Awaiting the start of their fourth season, the Knights are already a perennial Cup contender after three playoff births, including trips to the Western Conference Final and Stanley Cup Final. There’s no denying this is greatly because of McPhee’s masterful management, but the headlining act in Vegas is the chemistry of first-liners William Karlsson, Jonathan Marchessault and Reilly Smith, which has amazed.
Collectively, the three of them had tallied 307 points before Vegas – 187 of which came from Smith’s more tenured past. Karlsson and Marchessault had only been NHL mainstays for a combined three seasons. The trio has now tallied 528 points since sporting grey and they’re the top three scorers in the three-year franchise history.

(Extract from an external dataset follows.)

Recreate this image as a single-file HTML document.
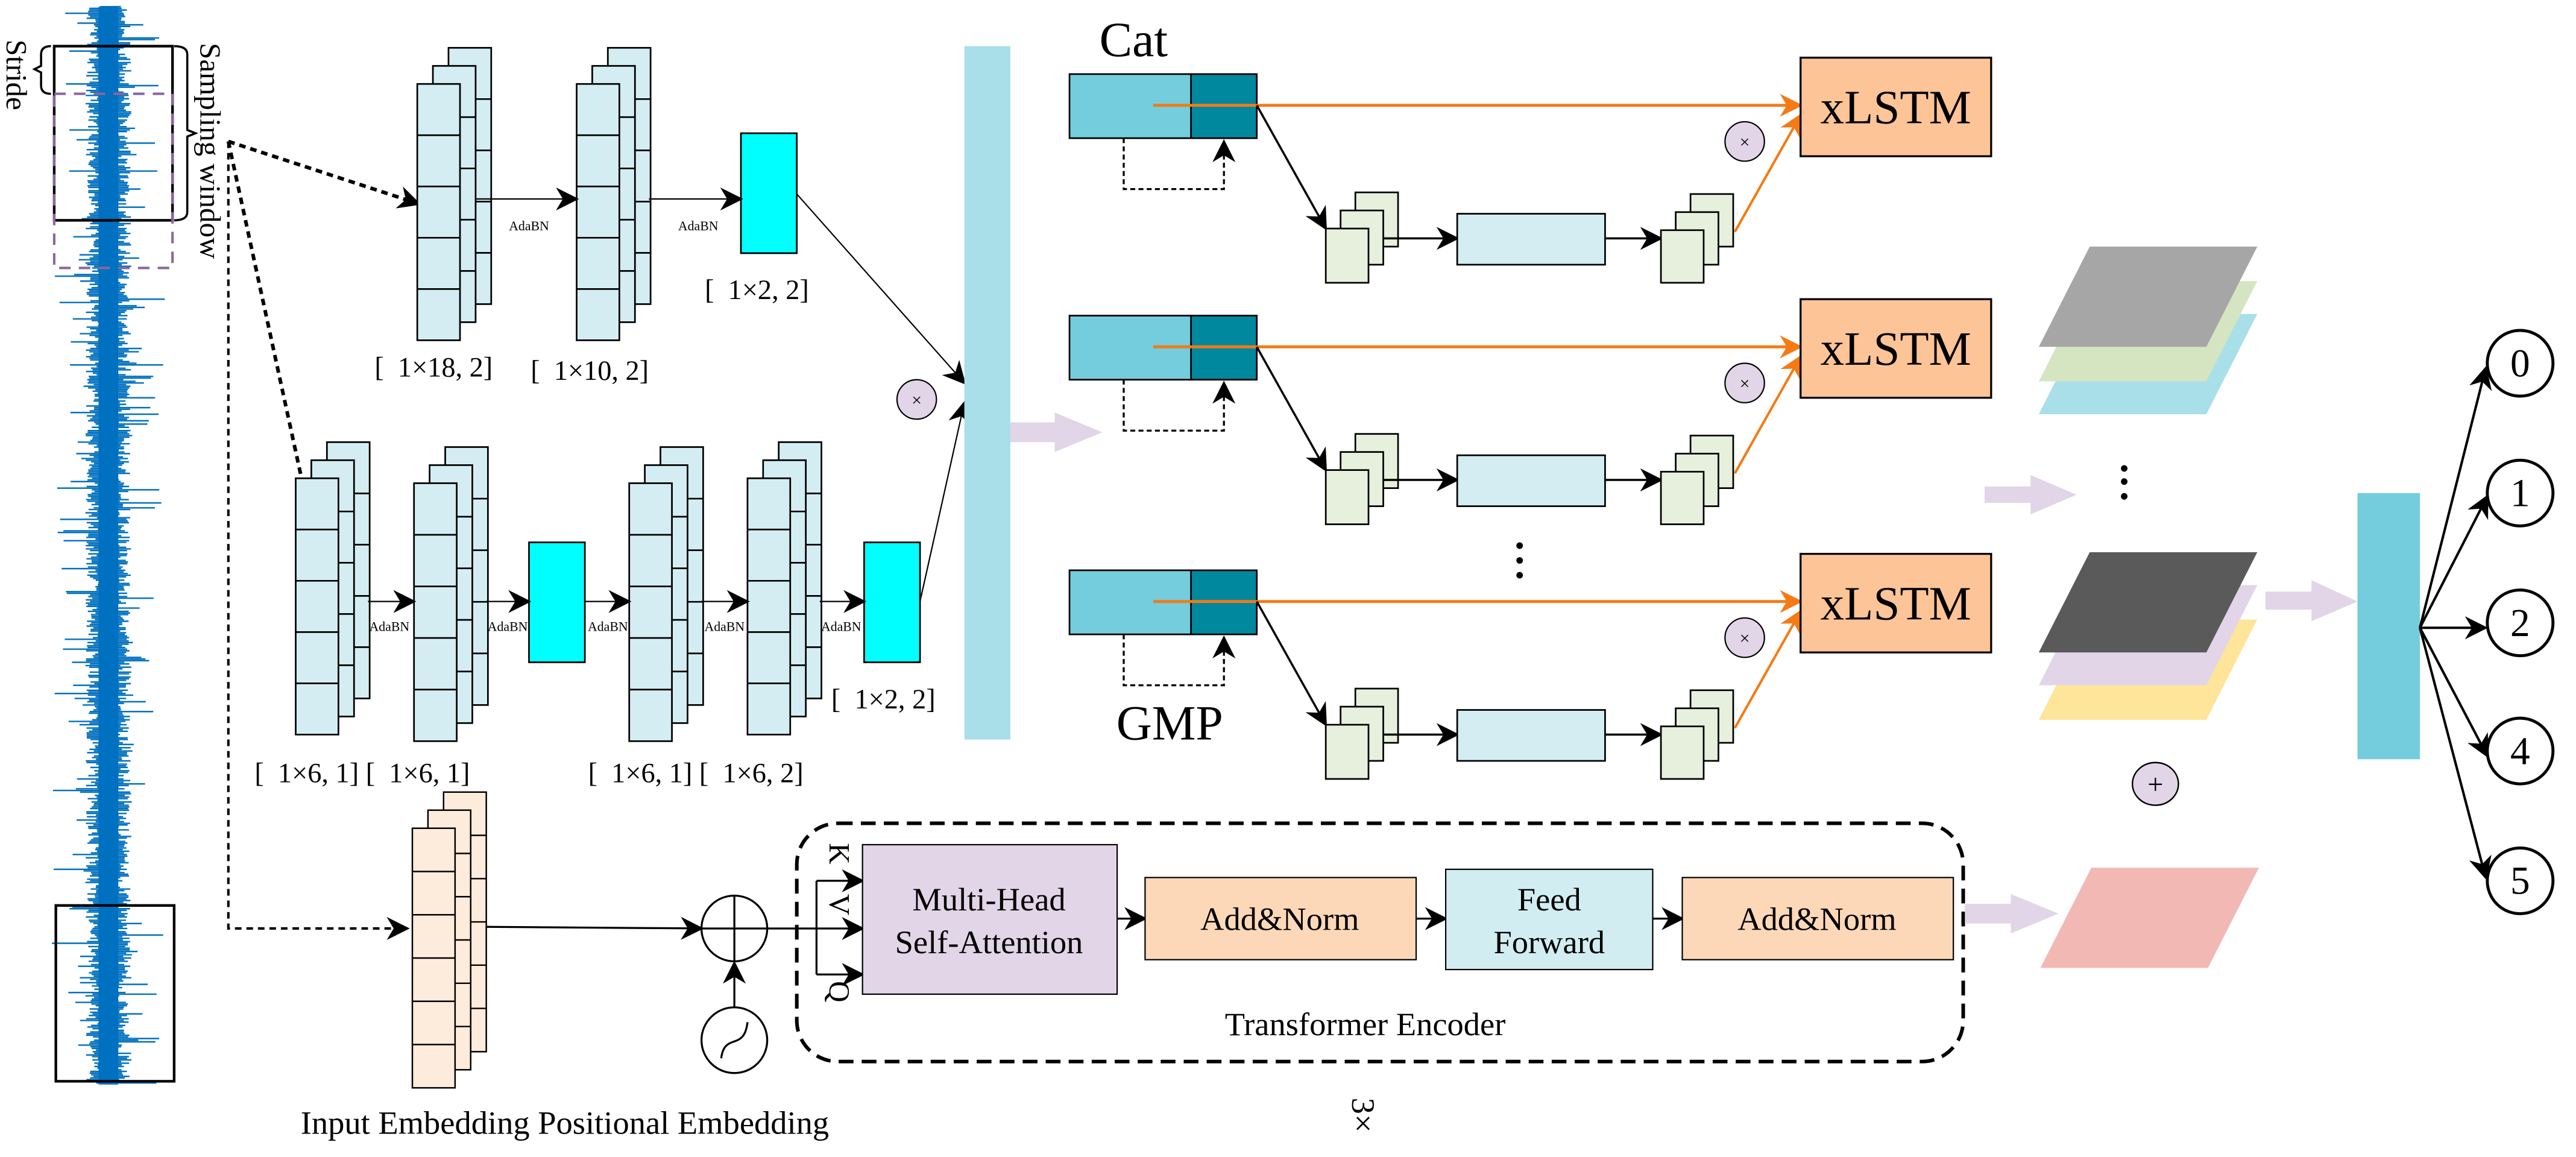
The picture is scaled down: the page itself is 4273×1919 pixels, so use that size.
<!DOCTYPE html>
<html><head><meta charset="utf-8"><style>
html,body{margin:0;padding:0;background:#fff}
svg{display:block;font-family:"Liberation Serif",serif}
text{font-family:"Liberation Serif",serif}
</style></head><body>
<svg id="s" width="4273" height="1919" viewBox="0 0 1568 704" xmlns="http://www.w3.org/2000/svg" font-family="Liberation Serif, serif">
<defs>
<marker id="ahb" viewBox="0 0 10 10" refX="9" refY="5" markerWidth="14" markerHeight="14" orient="auto" markerUnits="userSpaceOnUse"><path d="M0,0 L10,5 L0,10 L3,5 z" fill="#000"/></marker>
<marker id="aho" viewBox="0 0 10 10" refX="9" refY="5" markerWidth="14" markerHeight="14" orient="auto" markerUnits="userSpaceOnUse"><path d="M0,0 L10,5 L0,10 L3,5 z" fill="#f57a14"/></marker>
</defs>
<g id="wave"></g>
<rect x="33" y="28" width="72" height="106" fill="none" stroke="#000" stroke-width="1.6"/>
<rect x="33" y="57" width="72" height="106" fill="none" stroke="#8a66a0" stroke-width="1.5" stroke-dasharray="7,5"/>
<rect x="34" y="551" width="72" height="107" fill="none" stroke="#000" stroke-width="1.6"/>
<path d="M31,28 Q25,28 25,33 L25,40 L21,42 L25,44 L25,52 Q25,57 31,57" fill="none" stroke="#000" stroke-width="1.3"/>
<path d="M106,28 Q114,28 114,33 L114,79 L119,81 L114,83 L114,129 Q114,134 106,134" fill="none" stroke="#000" stroke-width="1.3"/>
<text transform="translate(4,24) rotate(90)" font-size="18">Stride</text>
<text transform="translate(122,26) rotate(90)" font-size="18">Sampling window</text>
<g stroke="#000" stroke-width="2.2" stroke-dasharray="4,3" fill="none">
<line x1="139" y1="86" x2="255" y2="124" marker-end="url(#ahb)"/>
<line x1="139" y1="86" x2="192" y2="330" marker-end="url(#ahb)"/>
</g>
<g stroke="#000" stroke-width="1.5" stroke-dasharray="4,3" fill="none">
<path d="M139,86 L139,565 L248,565" marker-end="url(#ahb)"/>
</g>
<g id="stacks"></g>
<rect x="451" y="81" width="34" height="73" fill="#00ffff" stroke="#000" stroke-width="1"/>
<rect x="322" y="330" width="34" height="73" fill="#00ffff" stroke="#000" stroke-width="1"/>
<rect x="526" y="330" width="34" height="73" fill="#00ffff" stroke="#000" stroke-width="1"/>
<g stroke="#000" stroke-width="0.8" fill="none">
<line x1="290" y1="121" x2="351" y2="121" marker-end="url(#ahb)"/>
<line x1="395" y1="121" x2="451" y2="121" marker-end="url(#ahb)"/>
<line x1="224" y1="366" x2="252" y2="366" marker-end="url(#ahb)"/>
<line x1="296" y1="366" x2="322" y2="366" marker-end="url(#ahb)"/>
<line x1="356" y1="366" x2="383" y2="366" marker-end="url(#ahb)"/>
<line x1="427" y1="366" x2="455" y2="366" marker-end="url(#ahb)"/>
<line x1="499" y1="366" x2="526" y2="366" marker-end="url(#ahb)"/>
<line x1="485" y1="118" x2="587" y2="233" marker-end="url(#ahb)"/>
<line x1="560" y1="366" x2="587" y2="245" marker-end="url(#ahb)"/>
</g>
<g font-size="8" text-anchor="middle">
<text x="322" y="140">AdaBN</text><text x="425" y="140">AdaBN</text>
<text x="237" y="384">AdaBN</text><text x="309" y="384">AdaBN</text><text x="370" y="384">AdaBN</text><text x="441" y="384">AdaBN</text><text x="512" y="384">AdaBN</text>
</g>
<g font-size="17">
<text x="429" y="182">[ &#160;1×2, 2]</text>
<text x="228" y="229">[ &#160;1×18, 2]</text>
<text x="323" y="231">[ &#160;1×10, 2]</text>
<text x="506" y="431">[ &#160;1×2, 2]</text>
<text x="155" y="476">[ &#160;1×6, 1] [ &#160;1×6, 1]</text>
<text x="358" y="476">[ &#160;1×6, 1] [ &#160;1×6, 2]</text>
</g>
<ellipse cx="558" cy="243" rx="12" ry="12" fill="#e1d5e7" stroke="#000" stroke-width="0.8"/>
<text x="558" y="247" font-size="11" text-anchor="middle">×</text>
<rect x="587" y="28" width="28" height="422" fill="#a8dfe9"/>
<path d="M615,257 L642,257 L642,251 L671,263 L642,275 L642,269 L615,269 z" fill="#e1d5e7"/>
<text x="690" y="34" font-size="30" text-anchor="middle">Cat</text>
<text x="712" y="450" font-size="30" text-anchor="middle">GMP</text>
<g id="rows"></g>
<g fill="#000"><circle cx="925" cy="332" r="2"/><circle cx="925" cy="341" r="2"/><circle cx="925" cy="350" r="2"/></g>
<polygon points="1272,191 1374,191 1343,252 1241,252" fill="#a8dfe9"/>
<polygon points="1272,171 1374,171 1343,232 1241,232" fill="#d5e5c2"/>
<polygon points="1272,150 1374,150 1343,211 1241,211" fill="#a6a6a6"/>
<g fill="#000"><circle cx="1293" cy="285" r="2"/><circle cx="1293" cy="293" r="2"/><circle cx="1293" cy="302" r="2"/></g>
<path d="M1208,296 L1236,296 L1236,289 L1264,301 L1236,313 L1236,306 L1208,306 z" fill="#e1d5e7"/>
<polygon points="1272,377 1374,377 1343,438 1241,438" fill="#fee599"/>
<polygon points="1272,356 1374,356 1343,417 1241,417" fill="#e1d5e7"/>
<polygon points="1272,336 1374,336 1343,397 1241,397" fill="#5a5a5a"/>
<ellipse cx="1312" cy="477" rx="14" ry="13" fill="#e1d5e7" stroke="#000" stroke-width="0.9"/>
<text x="1312" y="483" font-size="17" text-anchor="middle">+</text>
<polygon points="1273,528 1375,528 1344,589 1242,589" fill="#f2b9b4"/>
<path d="M1379,360 L1407,360 L1407,353 L1435,366 L1407,378 L1407,371 L1379,371 z" fill="#e1d5e7"/>
<rect x="1435" y="300" width="38" height="162" fill="#73cddd"/>
<g stroke="#000" stroke-width="1.5" fill="none">
<line x1="1473" y1="382" x2="1513" y2="224" marker-end="url(#ahb)"/>
<line x1="1473" y1="382" x2="1514" y2="302" marker-end="url(#ahb)"/>
<line x1="1473" y1="382" x2="1513" y2="382" marker-end="url(#ahb)"/>
<line x1="1473" y1="382" x2="1514" y2="460" marker-end="url(#ahb)"/>
<line x1="1473" y1="382" x2="1513" y2="534" marker-end="url(#ahb)"/>
</g>
<g fill="#fff" stroke="#000" stroke-width="1.8">
<ellipse cx="1534" cy="221" rx="20" ry="20"/><ellipse cx="1534" cy="300" rx="20" ry="20"/><ellipse cx="1534" cy="379" rx="20" ry="20"/><ellipse cx="1534" cy="457" rx="20" ry="20"/><ellipse cx="1534" cy="536" rx="20" ry="20"/>
</g>
<g font-size="24" text-anchor="middle">
<text x="1534" y="229">0</text><text x="1534" y="308">1</text><text x="1534" y="387">2</text><text x="1534" y="465">4</text><text x="1534" y="544">5</text>
</g>
<rect x="485" y="501" width="710" height="145" rx="25" fill="none" stroke="#000" stroke-width="2.2" stroke-dasharray="9,5"/>
<g stroke="#000" stroke-width="1.2" fill="none">
<line x1="296" y1="564" x2="427" y2="565" marker-end="url(#ahb)"/>
<line x1="447" y1="613" x2="447" y2="586" marker-end="url(#ahb)"/>
<line x1="467" y1="565" x2="525" y2="565" marker-end="url(#ahb)"/>
<path d="M497,536 L497,593"/>
<line x1="497" y1="536" x2="525" y2="536" marker-end="url(#ahb)"/>
<line x1="497" y1="593" x2="525" y2="593" marker-end="url(#ahb)"/>
<line x1="680" y1="559" x2="697" y2="559" marker-end="url(#ahb)"/>
<line x1="862" y1="559" x2="880" y2="559" marker-end="url(#ahb)"/>
<line x1="1006" y1="559" x2="1024" y2="559" marker-end="url(#ahb)"/>
</g>
<circle cx="447" cy="565" r="20" fill="none" stroke="#000" stroke-width="1.2"/>
<line x1="427" y1="565" x2="467" y2="565" stroke="#000" stroke-width="1.2"/>
<line x1="447" y1="545" x2="447" y2="585" stroke="#000" stroke-width="1.2"/>
<circle cx="447" cy="633" r="20" fill="none" stroke="#000" stroke-width="1.2"/>
<path d="M439,644 C441,628 453,640 455,622" fill="none" stroke="#000" stroke-width="1.2"/>
<text transform="translate(505,513) rotate(90)" font-size="18">K</text>
<text transform="translate(505,544) rotate(90)" font-size="18">V</text>
<text transform="translate(505,597) rotate(90)" font-size="18">Q</text>
<rect x="525" y="514" width="155" height="91" fill="#e1d5e7" stroke="#000" stroke-width="0.8"/>
<text x="602" y="554" font-size="20" text-anchor="middle">Multi-Head</text>
<text x="602" y="580" font-size="20" text-anchor="middle">Self-Attention</text>
<rect x="697" y="534" width="165" height="50" fill="#fdd8b8" stroke="#000" stroke-width="0.8"/>
<text x="779" y="566" font-size="20" text-anchor="middle">Add&amp;Norm</text>
<rect x="880" y="529" width="126" height="61" fill="#d2edf2" stroke="#000" stroke-width="0.8"/>
<text x="943" y="554" font-size="20" text-anchor="middle">Feed</text>
<text x="943" y="580" font-size="20" text-anchor="middle">Forward</text>
<rect x="1024" y="534" width="165" height="50" fill="#fdd8b8" stroke="#000" stroke-width="0.8"/>
<text x="1106" y="566" font-size="20" text-anchor="middle">Add&amp;Norm</text>
<path d="M1196,550 L1224,550 L1224,544 L1253,556 L1224,568 L1224,562 L1196,562 z" fill="#e1d5e7"/>
<text x="831" y="630" font-size="20" text-anchor="middle">Transformer Encoder</text>
<text x="183" y="690" font-size="20">Input Embedding  Positional Embedding</text>
<text transform="translate(823,668) rotate(90)" font-size="20">3×</text>
</svg>
<script>
(function(){
var NS="http://www.w3.org/2000/svg";
function el(p,n,a){var e=document.createElementNS(NS,n);for(var k in a)e.setAttribute(k,a[k]);p.appendChild(e);return e;}
var seed=7;function r(){seed=(seed*16807)%2147483647;return seed/2147483647;}
var w=document.getElementById('wave');var d="";
for(var y=4;y<660;y+=1.0){var a=5+r()*9;if(r()<0.12)a+=r()*22;var b=5+r()*9;if(r()<0.12)b+=r()*22;d+="M"+(66-a).toFixed(1)+","+y.toFixed(1)+"H"+(66+b).toFixed(1);}
el(w,'path',{d:d,stroke:'#0070c0','stroke-width':'0.9',fill:'none'});
el(w,'rect',{x:60,y:4,width:12,height:656,fill:'#0070c0'});
var s=document.getElementById('stacks');
function stack(x,y,wd,h,fill,n,sw){
 for(var i=2;i>=0;i--){var xx=x+i*9.5,yy=y-i*11;
  el(s,'rect',{x:xx,y:yy,width:wd,height:h,fill:fill,stroke:'#000','stroke-width':sw});
  for(var j=1;j<n;j++){var dy=yy+h*j/n;el(s,'line',{x1:xx+(i?wd-9.5:0),y1:dy,x2:xx+wd,y2:dy,stroke:'#000','stroke-width':sw});}
 }}
stack(254,51,26,156,'#d4edf2',5,1);stack(351,51,26,156,'#d4edf2',5,1);
stack(180,291,26,156,'#d4edf2',5,1);stack(252,294,26,157,'#d4edf2',5,1);
stack(383,294,26,157,'#d4edf2',5,1);stack(455,291,26,156,'#d4edf2',5,1);
stack(251,504,26,158,'#fdebdc',6,0.9);
var R=document.getElementById('rows');
[0,147,302].forEach(function(o){
 el(R,'rect',{x:651,y:45+o,width:74,height:39,fill:'#73cddd',stroke:'#000','stroke-width':1});
 el(R,'rect',{x:725,y:45+o,width:40,height:39,fill:'#00889e',stroke:'#000','stroke-width':1});
 el(R,'path',{d:'M684,'+(84+o)+' L684,'+(115+o)+' L745,'+(115+o)+' L745,'+(86+o),fill:'none',stroke:'#000','stroke-width':1.2,'stroke-dasharray':'3,2','marker-end':'url(#ahb)'});
 el(R,'line',{x1:702,y1:64+o,x2:1096,y2:64+o,stroke:'#f57a14','stroke-width':1.8,'marker-end':'url(#aho)'});
 el(R,'line',{x1:765,y1:64+o,x2:807,y2:139+o,stroke:'#000','stroke-width':1.3,'marker-end':'url(#ahb)'});
 for(var i=2;i>=0;i--){el(R,'rect',{x:807+i*9,y:139+o-i*11,width:26,height:33,fill:'#e6f0dc',stroke:'#000','stroke-width':1});}
 el(R,'line',{x1:842,y1:145+o,x2:887,y2:145+o,stroke:'#000','stroke-width':1.3,'marker-end':'url(#ahb)'});
 el(R,'rect',{x:887,y:130+o,width:90,height:31,fill:'#d4edf2',stroke:'#000','stroke-width':1});
 el(R,'line',{x1:977,y1:145+o,x2:1011,y2:145+o,stroke:'#000','stroke-width':1.3,'marker-end':'url(#ahb)'});
 for(var i=2;i>=0;i--){el(R,'rect',{x:1011+i*9,y:140+o-i*11,width:26,height:32,fill:'#e6f0dc',stroke:'#000','stroke-width':1});}
 el(R,'line',{x1:1056,y1:141+o,x2:1096,y2:70+o,stroke:'#f57a14','stroke-width':1.5,'marker-end':'url(#aho)'});
 el(R,'ellipse',{cx:1062,cy:86+o,rx:12,ry:12,fill:'#e1d5e7',stroke:'#000','stroke-width':0.8});
 var t=el(R,'text',{x:1062,y:90+o,'font-size':11,'text-anchor':'middle'});t.textContent='×';
 el(R,'rect',{x:1096,y:35+o,width:116,height:60,fill:'#fdc498',stroke:'#000','stroke-width':1.2});
 var t2=el(R,'text',{x:1154,y:75+o,'font-size':29,'text-anchor':'middle'});t2.textContent='xLSTM';
});
})();
</script>
</body></html>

Of course, the Florida Panthers would brilliantly trade Smith at the expansion draft in order for Vegas to select Marchessault, and the Columbus Blue Jackets surrendered a first and future third-round pick in order to pawn off Karlsson. So, what is it that has made these once sheddable assets into a lethal force of offensive potency?
This line is the perfect microcosm of today’s NHL: speed, skill, and a two-way game. None of these guys are snipers or have big presences, but they play shut-down hockey in all three zones while capitalizing on opponents’ mistakes. Smith and Marchessault place themselves in all the right places to bury opportune goals, while Karlsson’s set up skills string everything together. It’s rare that three 200-foot players who are technically depth forwards can unite to neutralize the likes of a Connor McDavid or Nathan MacKinnon line, but the whole here is just greater than the sum of its parts.
Of all of the grizzled pros that Vegas has acquired in their respective Cup pushes throughout the past few years, these three seem to continue acting as the team’s nucleus no matter what personnel unpacks in the locker room stalls next to them. While the trio serves as the club’s anchor, it makes the production from big-bodied goal-scorers such as Alex Tuch, Mark Stone or Max Pacioretty only more lucrative. Their three-zone game also alleviates defensive and goaltending pressure, despite the talent the Knights already have at those positions.
A System that Clicks
The arrival of Peter DeBoer’s “pressure hockey” style all over the ice was the perfect fit for this lineup card. They were the second most difficult team to score on in the playoffs and the hardest team to get shots on while averaging an impressive 36.5 per game. Between the three players, the offensive output wasn’t there during the run, as Marchessault had the most points with a modest 10, but Vegas’s scoring was a problem throughout the bench anyway—especially in the Vancouver series. I have no doubt the production will return to its former ways for all of them.
DeBoer brings expertise in kneading out inconsistencies. We saw the energy after Gerard Gallant was fired and even back when DeBoer coached the New Jersey Devils and San Jose Sharks. Both teams went from mediocrity to the Stanley Cup Final in his first tries. Gallant was able to summon the unique intangibles of these three, but I think a full season with DeBoer will push the limits.
It’s a rare and coveted commodity in the NHL when it comes to finding the versatility and effectiveness that this triad wields—much less to have all three fall into your lap and subsequently kickstart what could be a dynasty in your franchise infancy. But, I think it’s fair to say that overall, their tenure together has been lightning in a bottle if we’ve ever seen it in this league. With DeBoer at the helm from the gate this year and the team momentum at a high, expect Marchessault, Smith and Karlsson to keep the show grooving on the strip.